WASHINGTON -- Rep. Darrell Issa (R-Calif.) has begun to assert veto control over how Democrats on the House Oversight and Government Reform Committee can travel with their staff, escalating tensions on an already fractious panel.
The latest dispute centers around a request by Rep. Danny Davis (D-Ill.) to take two Democratic committee staffers with him to a drug control policy forum in Chicago on Monday evening. Davis is the ranking member of the Subcommittee on Health Care, District of Columbia, Census and the National Archives, which has jurisdiction over drug control policy.
The committee chairman needs sign off on reimbursements for staff travel, but normally, such requests are routinely approved. Issa, who serves as chair, denied Davis' request.
On Thursday, Oversight Democrats sent a letter to Issa, objecting to his decision and raising concerns about the precedent he was setting.
"Your new policy appears to be that travel by Democratic staff is not for 'official Committee business' unless a Republican joins them," they wrote. "This interpretation is unprecedented and contradicts the Committee’s policy when you were in the Minority. According to Committee records, in December 2010 -- when you were still the Ranking Member of the Committee -- you were accompanied by four minority staffers on a trip to attend unidentified '[m]eetings with technology companies.' You were reimbursed thousands of dollars even though no majority Committee Members or staff joined you."
Jeffrey Solsby, a spokesman for the majority staff on the committee, said Republicans determined that Davis' forum was a personal, not committee, matter.
"The committee didn't feel it was appropriate to allow committee resources to be spent on non-committee business," he said.
Issa also sent Davis a letter offering to schedule a field hearing in Chicago "in the coming weeks" on "national and local initiatives to prevent and treat drug addiction."
But Democrats are arguing that a field hearing shouldn't preclude them from using their own travel budget to send staffers to the forum.
Gregory Abbott, a spokesman for the minority staff of the House Administration Committee, explained that the ranking member is supposed to control one-third of overall committee budgets.
"The 'one-third rule,' which grants budgetary and staffing autonomy to the Minority staff of each Standing Committee, has been a long standing practice in the House of Representatives," Abbott wrote in an email. "In the 112th Congress, every Chair and Ranking Member agreed to uphold and continue that arrangement in a hearing before the Committee on House Administration."
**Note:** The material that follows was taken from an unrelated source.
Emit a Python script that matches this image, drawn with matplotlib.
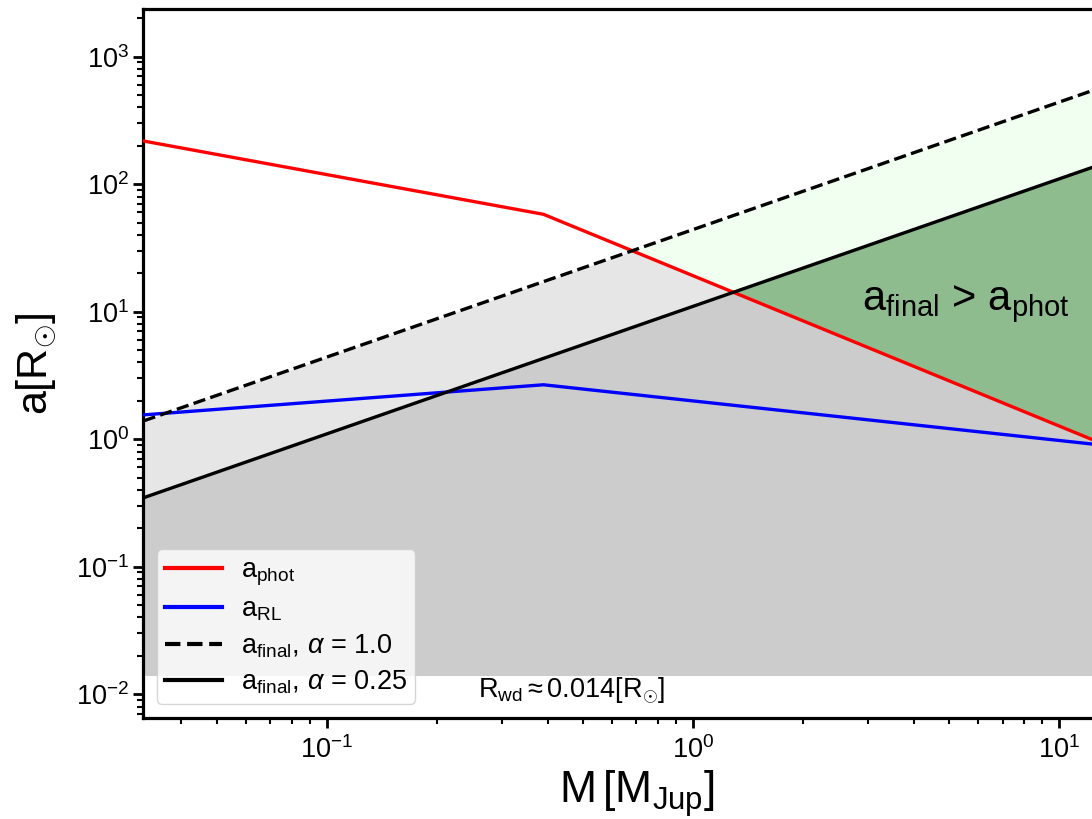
import matplotlib
matplotlib.use('Agg')
import matplotlib.pyplot as plt
from matplotlib.path import Path
import numpy as np

plt.rcParams['font.family'] = ['Liberation Sans', 'DejaVu Sans']
plt.rcParams['mathtext.fontset'] = 'custom'
plt.rcParams['mathtext.rm'] = 'Liberation Sans'
plt.rcParams['mathtext.it'] = 'Liberation Sans:italic'
plt.rcParams['mathtext.bf'] = 'Liberation Sans:bold'

# planet mass [M_Jup] and separations [R_sun]
mass = [0.0315, 0.39, 13.0]
a_phot = [218.0, 58.0, 0.93]
a_rl = [1.55, 2.67, 0.90]
a_final_1 = [1.39, 17.2, 572.0]
a_final_025 = [0.347, 4.3, 143.0]
r_wd = 0.014

fig = plt.figure(figsize=(10.92, 8.19), dpi=100)
ax = fig.add_axes([0.1314, 0.1233, 0.8768, 0.8653])
ax.set_xscale('log')
ax.set_yscale('log')

# shaded regions
ax.fill_between(mass, r_wd, a_final_025, color='#cccccc', lw=0, zorder=1)
ax.fill_between(mass, a_final_025, a_final_1, color='#e6e6e6', lw=0, zorder=1)

# region above the photosphere line, used to clip the green fills
above_phot = Path(list(zip(mass, a_phot)) + [(mass[-1], 1e6), (mass[0], 1e6), (mass[0], a_phot[0])],
                  closed=True)
g1 = ax.fill_between(mass, r_wd, a_final_025, color='darkseagreen', lw=0, zorder=2)
g1.set_clip_path(above_phot, ax.transData)
g2 = ax.fill_between(mass, a_final_025, a_final_1, color='honeydew', lw=0, zorder=2)
g2.set_clip_path(above_phot, ax.transData)

ax.plot(mass, a_phot, color='red', lw=2.4, zorder=4, label=r'$\mathrm{a_{phot}}$')
ax.plot(mass, a_rl, color='blue', lw=2.4, zorder=4, label=r'$\mathrm{a_{RL}}$')
ax.plot(mass, a_final_1, 'k--', lw=2.4, zorder=4, label=r'$\mathrm{a_{final}}$, $\alpha$ = 1.0')
ax.plot(mass, a_final_025, 'k-', lw=2.4, zorder=4, label=r'$\mathrm{a_{final}}$, $\alpha$ = 0.25')

ax.text(2.9, 10.3, r'$\mathrm{a_{final}}$ > $\mathrm{a_{phot}}$', fontsize=30, va='baseline', zorder=5)
ax.text(0.258, 0.0094, r'$\mathrm{R_{wd}}\approx 0.014[\mathrm{R_{\odot}}]$', fontsize=19.5,
        va='baseline', zorder=5)

ax.set_xlim(0.0315, 13.0)
ax.set_ylim(0.0065, 2350)
ax.set_xlabel(r'$\mathrm{M\,[M_{Jup}]}$', fontsize=32)
ax.set_ylabel(r'$\mathrm{a[R_{\odot}]}$', fontsize=31, labelpad=12)
ax.xaxis.set_label_coords(0.515, -0.07)

for s in ax.spines.values():
    s.set_linewidth(2.3)
ax.tick_params(which='major', labelsize=19.5, length=7, width=2)
ax.tick_params(which='major', axis='x', pad=6)
ax.tick_params(which='minor', length=4, width=1.5)

leg = ax.legend(loc='lower left', fontsize=19.5, labelspacing=0.33, borderpad=0.3,
                handlelength=2.1, handletextpad=0.7)
for h in leg.get_lines():
    h.set_linewidth(3)

plt.savefig('out.png', dpi=100)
Democrats on the Oversight Committee are arguing that as ranking member and now as chair, Issa has had leeway to bring staff on a wide variety of trips, which were not held up to the same standards as the Davis forum is being subjected to.
For example, when Issa was about to take over as chairman, a committee staffer accompanied him to an electronics convention in Las Vegas, where his own company -- Directed Electronics Inc. -- was promoting its product, the "Viper SmartStart."
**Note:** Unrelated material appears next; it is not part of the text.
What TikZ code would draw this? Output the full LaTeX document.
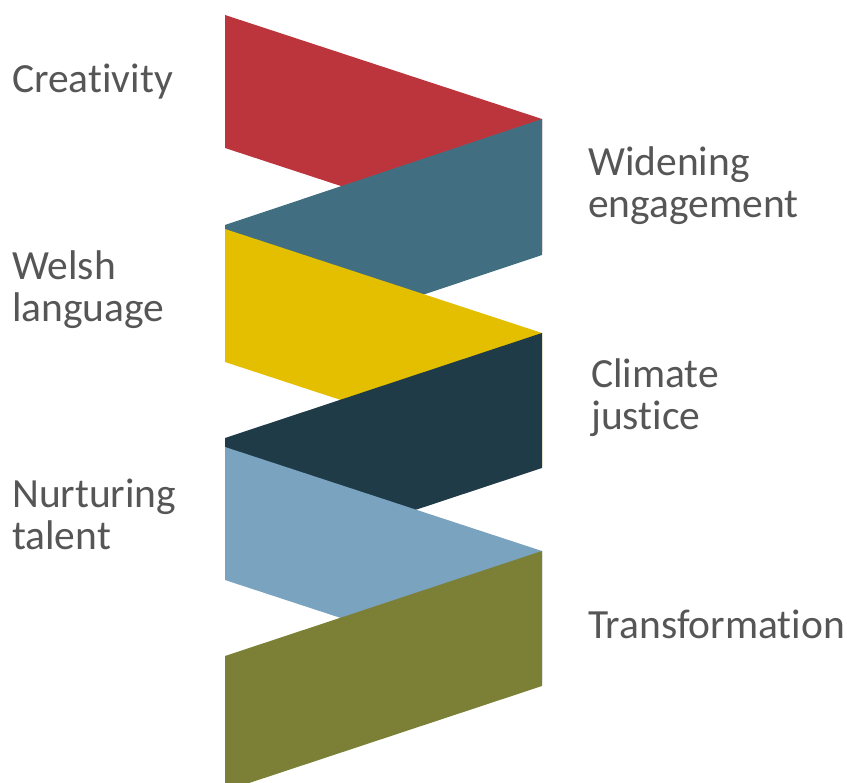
\documentclass[tikz,border=0pt]{standalone}
\usepackage{fontspec}
\setmainfont{Carlito}[Ligatures={NoCommon}]
\definecolor{cred}{HTML}{BD353C}
\definecolor{cteal}{HTML}{416E80}
\definecolor{cyellow}{HTML}{E3BF00}
\definecolor{cnavy}{HTML}{203B48}
\definecolor{clblue}{HTML}{7AA3C0}
\definecolor{colive}{HTML}{7B8036}
\definecolor{ctext}{HTML}{575657}
\begin{document}
\begin{tikzpicture}[x=1pt,y=-1pt,
  band/.style={draw=none},
  lbl/.style={anchor=base west,inner sep=0pt,text=ctext,align=left,
    font=\fontsize{41.5}{42.5}\selectfont}]
\useasboundingbox (0,0) rectangle (847,783);
\fill[band,cred]    (225,15)  -- (542,119) -- (542,252) -- (225,148) -- cycle;
\fill[band,cteal]   (225,225) -- (542,119) -- (542,255) -- (225,361) -- cycle;
\fill[band,cyellow] (225,229) -- (542,333) -- (542,466) -- (225,362) -- cycle;
\fill[band,cnavy]   (225,438) -- (542,333) -- (542,468) -- (225,573) -- cycle;
\fill[band,clblue]  (225,447) -- (542,551) -- (542,684) -- (225,580) -- cycle;
\begin{scope}
\clip (0,0) rectangle (847,783);
\fill[band,colive]  (225,656) -- (542,551) -- (542,686) -- (225,791) -- cycle;
\end{scope}
\node[lbl] (creat) at (12,93) {Creativity};
\node[lbl] (widen) at (588,218) {Widening\\engagement};
\node[lbl] (welsh) at (12,322) {Welsh\\language};
\node[lbl] (clim)  at (591,430) {Climate\\justice};
\node[lbl] (nurt)  at (12,550) {Nurturing\\talent};
\node[lbl] (trans) at (588,639) {Transformation};
\end{tikzpicture}
\end{document}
"[A] national news reporter was traveling to meet with Mr. Issa at the event and interview him as ranking member and incoming Chairman, and report on him during that visit," Solsby said. "If the reporter had not requested to travel to meet Mr. Issa at that venue, the staff member would not have made the trip."
In April, Issa went back to his home county for a "forum" on biotechnology, which was also promoting the work of the committee's website americanjobcreators.com. Democratic and Republican staffers went and were reimbursed for their travel.
Solsby said Democratic members were invited to attend, but chose not to. Democrats also wrote in their letter to Issa that Davis invited all committee members to attend his forum, but they all declined.
In December 2010 -- right before Issa officially took over as chairman -- he and four committee staffers were reimbursed for "[m]eetings with technology companies," the Democratic letter noted. No Democratic member or Democratic staffer went with them.
Solsby countered that the trip was committee business and included "a day of meetings with prominent technology company executives to assess the impact of the current regulatory climate on their businesses and discuss regulatory reform policies that would help them create jobs."
The spat over the Chicago forum is just the latest in a line of escalating arguments between the majority and minority sides of the House Oversight Committee. In June, for example, Ranking Member Rep. Elijah Cummings (D-Md.) charged Issa with changing the policy on minority witnesses who come before the committee.
Davis is going to Monday's forum in Chicago, but no staff members are accompanying him.